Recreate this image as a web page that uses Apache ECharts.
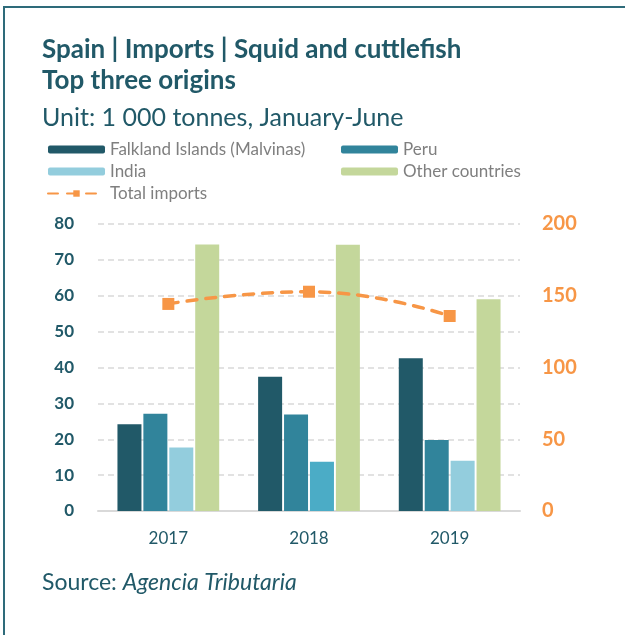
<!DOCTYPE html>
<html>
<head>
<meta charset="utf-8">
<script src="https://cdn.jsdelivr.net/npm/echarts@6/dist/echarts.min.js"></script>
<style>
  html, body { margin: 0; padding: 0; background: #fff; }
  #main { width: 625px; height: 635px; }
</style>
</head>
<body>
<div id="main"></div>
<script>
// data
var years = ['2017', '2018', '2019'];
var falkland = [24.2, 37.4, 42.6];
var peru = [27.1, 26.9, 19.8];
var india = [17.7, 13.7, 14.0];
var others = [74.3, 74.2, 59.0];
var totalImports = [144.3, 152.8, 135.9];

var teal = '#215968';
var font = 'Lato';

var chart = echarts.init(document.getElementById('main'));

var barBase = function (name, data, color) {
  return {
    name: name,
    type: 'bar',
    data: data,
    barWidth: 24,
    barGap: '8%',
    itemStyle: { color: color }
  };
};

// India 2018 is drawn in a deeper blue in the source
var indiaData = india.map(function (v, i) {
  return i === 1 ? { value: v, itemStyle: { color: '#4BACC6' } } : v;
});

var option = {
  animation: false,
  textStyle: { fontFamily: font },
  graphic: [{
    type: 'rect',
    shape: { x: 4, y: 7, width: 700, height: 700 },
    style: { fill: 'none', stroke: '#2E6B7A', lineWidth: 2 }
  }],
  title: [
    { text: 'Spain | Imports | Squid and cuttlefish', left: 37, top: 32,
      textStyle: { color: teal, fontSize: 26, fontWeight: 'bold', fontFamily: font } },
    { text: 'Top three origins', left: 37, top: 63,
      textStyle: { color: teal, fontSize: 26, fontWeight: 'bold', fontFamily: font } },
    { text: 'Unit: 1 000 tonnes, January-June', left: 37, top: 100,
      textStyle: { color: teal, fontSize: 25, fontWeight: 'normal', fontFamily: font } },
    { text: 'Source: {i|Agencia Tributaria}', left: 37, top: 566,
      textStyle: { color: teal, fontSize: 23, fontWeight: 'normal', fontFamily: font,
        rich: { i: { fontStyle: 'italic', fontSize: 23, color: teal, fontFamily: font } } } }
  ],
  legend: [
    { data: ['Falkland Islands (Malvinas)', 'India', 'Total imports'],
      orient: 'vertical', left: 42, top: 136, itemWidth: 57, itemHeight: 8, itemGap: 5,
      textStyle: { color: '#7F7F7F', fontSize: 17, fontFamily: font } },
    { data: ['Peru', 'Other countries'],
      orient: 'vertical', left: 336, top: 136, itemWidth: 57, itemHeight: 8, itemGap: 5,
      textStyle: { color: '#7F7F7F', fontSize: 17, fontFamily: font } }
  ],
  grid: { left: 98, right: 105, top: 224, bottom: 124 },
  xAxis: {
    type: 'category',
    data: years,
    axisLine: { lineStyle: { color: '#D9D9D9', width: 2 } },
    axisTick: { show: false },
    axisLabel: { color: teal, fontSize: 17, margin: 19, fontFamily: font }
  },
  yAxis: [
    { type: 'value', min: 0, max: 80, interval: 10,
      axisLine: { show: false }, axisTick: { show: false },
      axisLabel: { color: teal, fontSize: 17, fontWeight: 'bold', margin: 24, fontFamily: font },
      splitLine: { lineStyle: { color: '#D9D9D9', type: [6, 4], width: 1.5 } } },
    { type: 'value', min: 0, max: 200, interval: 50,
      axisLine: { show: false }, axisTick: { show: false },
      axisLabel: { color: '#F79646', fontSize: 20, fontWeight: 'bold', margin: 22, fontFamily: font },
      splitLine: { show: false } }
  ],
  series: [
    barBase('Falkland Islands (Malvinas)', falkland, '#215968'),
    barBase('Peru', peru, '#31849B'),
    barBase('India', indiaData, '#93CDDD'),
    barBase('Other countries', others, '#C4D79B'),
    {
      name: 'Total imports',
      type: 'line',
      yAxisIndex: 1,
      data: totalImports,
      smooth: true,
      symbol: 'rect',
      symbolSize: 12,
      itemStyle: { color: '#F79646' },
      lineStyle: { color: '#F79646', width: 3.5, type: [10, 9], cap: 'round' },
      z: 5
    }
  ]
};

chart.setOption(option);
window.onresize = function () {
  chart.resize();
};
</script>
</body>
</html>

**What to do:**
In this exercise, set down all of the data exactly, without the pictures.

**Complete response:**
Recreate this image as a web page that uses Apache ECharts.
<!DOCTYPE html>
<html>
<head>
<meta charset="utf-8">
<script src="https://cdn.jsdelivr.net/npm/echarts@6/dist/echarts.min.js"></script>
<style>
  html, body { margin: 0; padding: 0; background: #fff; }
  #main { width: 625px; height: 635px; }
</style>
</head>
<body>
<div id="main"></div>
<script>
// data
var years = ['2017', '2018', '2019'];
var falkland = [24.2, 37.4, 42.6];
var peru = [27.1, 26.9, 19.8];
var india = [17.7, 13.7, 14.0];
var others = [74.3, 74.2, 59.0];
var totalImports = [144.3, 152.8, 135.9];

var teal = '#215968';
var font = 'Lato';

var chart = echarts.init(document.getElementById('main'));

var barBase = function (name, data, color) {
  return {
    name: name,
    type: 'bar',
    data: data,
    barWidth: 24,
    barGap: '8%',
    itemStyle: { color: color }
  };
};

// India 2018 is drawn in a deeper blue in the source
var indiaData = india.map(function (v, i) {
  return i === 1 ? { value: v, itemStyle: { color: '#4BACC6' } } : v;
});

var option = {
  animation: false,
  textStyle: { fontFamily: font },
  graphic: [{
    type: 'rect',
    shape: { x: 4, y: 7, width: 700, height: 700 },
    style: { fill: 'none', stroke: '#2E6B7A', lineWidth: 2 }
  }],
  title: [
    { text: 'Spain | Imports | Squid and cuttlefish', left: 37, top: 32,
      textStyle: { color: teal, fontSize: 26, fontWeight: 'bold', fontFamily: font } },
    { text: 'Top three origins', left: 37, top: 63,
      textStyle: { color: teal, fontSize: 26, fontWeight: 'bold', fontFamily: font } },
    { text: 'Unit: 1 000 tonnes, January-June', left: 37, top: 100,
      textStyle: { color: teal, fontSize: 25, fontWeight: 'normal', fontFamily: font } },
    { text: 'Source: {i|Agencia Tributaria}', left: 37, top: 566,
      textStyle: { color: teal, fontSize: 23, fontWeight: 'normal', fontFamily: font,
        rich: { i: { fontStyle: 'italic', fontSize: 23, color: teal, fontFamily: font } } } }
  ],
  legend: [
    { data: ['Falkland Islands (Malvinas)', 'India', 'Total imports'],
      orient: 'vertical', left: 42, top: 136, itemWidth: 57, itemHeight: 8, itemGap: 5,
      textStyle: { color: '#7F7F7F', fontSize: 17, fontFamily: font } },
    { data: ['Peru', 'Other countries'],
      orient: 'vertical', left: 336, top: 136, itemWidth: 57, itemHeight: 8, itemGap: 5,
      textStyle: { color: '#7F7F7F', fontSize: 17, fontFamily: font } }
  ],
  grid: { left: 98, right: 105, top: 224, bottom: 124 },
  xAxis: {
    type: 'category',
    data: years,
    axisLine: { lineStyle: { color: '#D9D9D9', width: 2 } },
    axisTick: { show: false },
    axisLabel: { color: teal, fontSize: 17, margin: 19, fontFamily: font }
  },
  yAxis: [
    { type: 'value', min: 0, max: 80, interval: 10,
      axisLine: { show: false }, axisTick: { show: false },
      axisLabel: { color: teal, fontSize: 17, fontWeight: 'bold', margin: 24, fontFamily: font },
      splitLine: { lineStyle: { color: '#D9D9D9', type: [6, 4], width: 1.5 } } },
    { type: 'value', min: 0, max: 200, interval: 50,
      axisLine: { show: false }, axisTick: { show: false },
      axisLabel: { color: '#F79646', fontSize: 20, fontWeight: 'bold', margin: 22, fontFamily: font },
      splitLine: { show: false } }
  ],
  series: [
    barBase('Falkland Islands (Malvinas)', falkland, '#215968'),
    barBase('Peru', peru, '#31849B'),
    barBase('India', indiaData, '#93CDDD'),
    barBase('Other countries', others, '#C4D79B'),
    {
      name: 'Total imports',
      type: 'line',
      yAxisIndex: 1,
      data: totalImports,
      smooth: true,
      symbol: 'rect',
      symbolSize: 12,
      itemStyle: { color: '#F79646' },
      lineStyle: { color: '#F79646', width: 3.5, type: [10, 9], cap: 'round' },
      z: 5
    }
  ]
};

chart.setOption(option);
window.onresize = function () {
  chart.resize();
};
</script>
</body>
</html>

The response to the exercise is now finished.